[Begin SUPPLIED DATA]
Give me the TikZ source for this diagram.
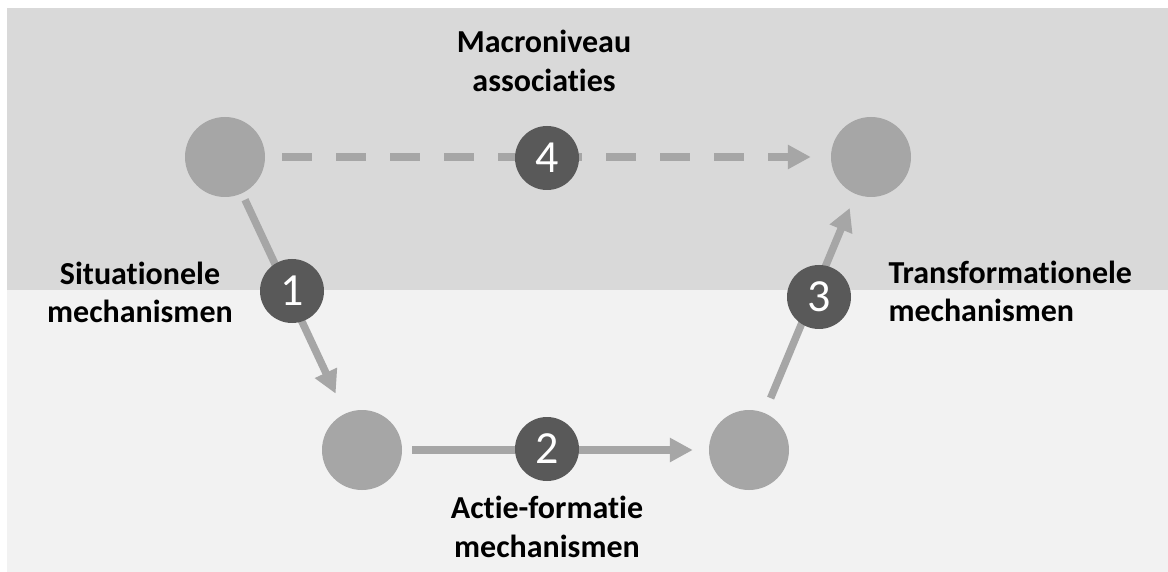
\documentclass[tikz,border=0pt]{standalone}
\usepackage{fontspec}
\setmainfont{Carlito}[RawFeature=-liga]
\usetikzlibrary{arrows.meta}

\definecolor{bandtop}{HTML}{D9D9D9}
\definecolor{bandlow}{HTML}{F2F2F2}
\definecolor{dotgray}{HTML}{A6A6A6}
\definecolor{numgray}{HTML}{595959}

\tikzset{
  state/.style={circle, fill=dotgray, minimum size=80pt, inner sep=0pt},
  badge/.style={circle, fill=numgray, minimum size=64pt, inner sep=0pt,
    text=white, font=\fontsize{46}{46}\selectfont},
  flow/.style={draw=dotgray, line width=7.5pt,
    -{Triangle[length=23pt,width=23pt]}},
  caption/.style={font=\bfseries\fontsize{32}{39}\selectfont, align=center, anchor=base}
}

\begin{document}
\begin{tikzpicture}[x=1pt,y=-1pt]
  \useasboundingbox (0,0) rectangle (1168,572);
  % background bands
  \fill[white] (0,0) rectangle (1168,572);
  \fill[bandtop] (7,8) rectangle (1168,290);
  \fill[bandlow] (7,290) rectangle (1168,572);

  % states
  \node[state] (macroA) at (225,157) {};
  \node[state] (macroB) at (871,157) {};
  \node[state] (microA) at (362,450) {};
  \node[state] (microB) at (749,450) {};

  % mechanisms
  \draw[flow, dashed, dash pattern=on 30pt off 24pt, shorten <=17pt, shorten >=20pt]
    (macroA) -- (macroB);
  \draw[flow, shorten <=7pt, shorten >=22pt] (macroA) -- (microA);
  \draw[flow, shorten <=10pt, shorten >=16pt] (microA) -- (microB);
  \draw[flow, shorten <=16pt, shorten >=15pt] (microB) -- (macroB);

  % numbered badges
  \node[badge] (n4) at (547,158) {4};
  \node[badge] (n1) at (292,291) {1};
  \node[badge] (n2) at (547,449) {2};
  \node[badge] (n3) at (819,297) {3};

  % labels (anchored at the baseline of the second line)
  \node[caption] (lmacro) at (544,92) {Macroniveau\\associaties};
  \node[caption] (lsit) at (140,323) {Situationele\\mechanismen};
  \node[caption, align=left, anchor=base west] (ltrans) at (885,322) {Transformationele\\mechanismen};
  \node[caption] (lact) at (547,557) {Actie-formatie\\mechanismen};
\end{tikzpicture}
\end{document}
[End SUPPLIED DATA]
EXERCISE BRIEF: Extract the full listing exactly, with the pictures left out.

WORKED ANSWER:
Give me the TikZ source for this diagram.
\documentclass[tikz,border=0pt]{standalone}
\usepackage{fontspec}
\setmainfont{Carlito}[RawFeature=-liga]
\usetikzlibrary{arrows.meta}

\definecolor{bandtop}{HTML}{D9D9D9}
\definecolor{bandlow}{HTML}{F2F2F2}
\definecolor{dotgray}{HTML}{A6A6A6}
\definecolor{numgray}{HTML}{595959}

\tikzset{
  state/.style={circle, fill=dotgray, minimum size=80pt, inner sep=0pt},
  badge/.style={circle, fill=numgray, minimum size=64pt, inner sep=0pt,
    text=white, font=\fontsize{46}{46}\selectfont},
  flow/.style={draw=dotgray, line width=7.5pt,
    -{Triangle[length=23pt,width=23pt]}},
  caption/.style={font=\bfseries\fontsize{32}{39}\selectfont, align=center, anchor=base}
}

\begin{document}
\begin{tikzpicture}[x=1pt,y=-1pt]
  \useasboundingbox (0,0) rectangle (1168,572);
  % background bands
  \fill[white] (0,0) rectangle (1168,572);
  \fill[bandtop] (7,8) rectangle (1168,290);
  \fill[bandlow] (7,290) rectangle (1168,572);

  % states
  \node[state] (macroA) at (225,157) {};
  \node[state] (macroB) at (871,157) {};
  \node[state] (microA) at (362,450) {};
  \node[state] (microB) at (749,450) {};

  % mechanisms
  \draw[flow, dashed, dash pattern=on 30pt off 24pt, shorten <=17pt, shorten >=20pt]
    (macroA) -- (macroB);
  \draw[flow, shorten <=7pt, shorten >=22pt] (macroA) -- (microA);
  \draw[flow, shorten <=10pt, shorten >=16pt] (microA) -- (microB);
  \draw[flow, shorten <=16pt, shorten >=15pt] (microB) -- (macroB);

  % numbered badges
  \node[badge] (n4) at (547,158) {4};
  \node[badge] (n1) at (292,291) {1};
  \node[badge] (n2) at (547,449) {2};
  \node[badge] (n3) at (819,297) {3};

  % labels (anchored at the baseline of the second line)
  \node[caption] (lmacro) at (544,92) {Macroniveau\\associaties};
  \node[caption] (lsit) at (140,323) {Situationele\\mechanismen};
  \node[caption, align=left, anchor=base west] (ltrans) at (885,322) {Transformationele\\mechanismen};
  \node[caption] (lact) at (547,557) {Actie-formatie\\mechanismen};
\end{tikzpicture}
\end{document}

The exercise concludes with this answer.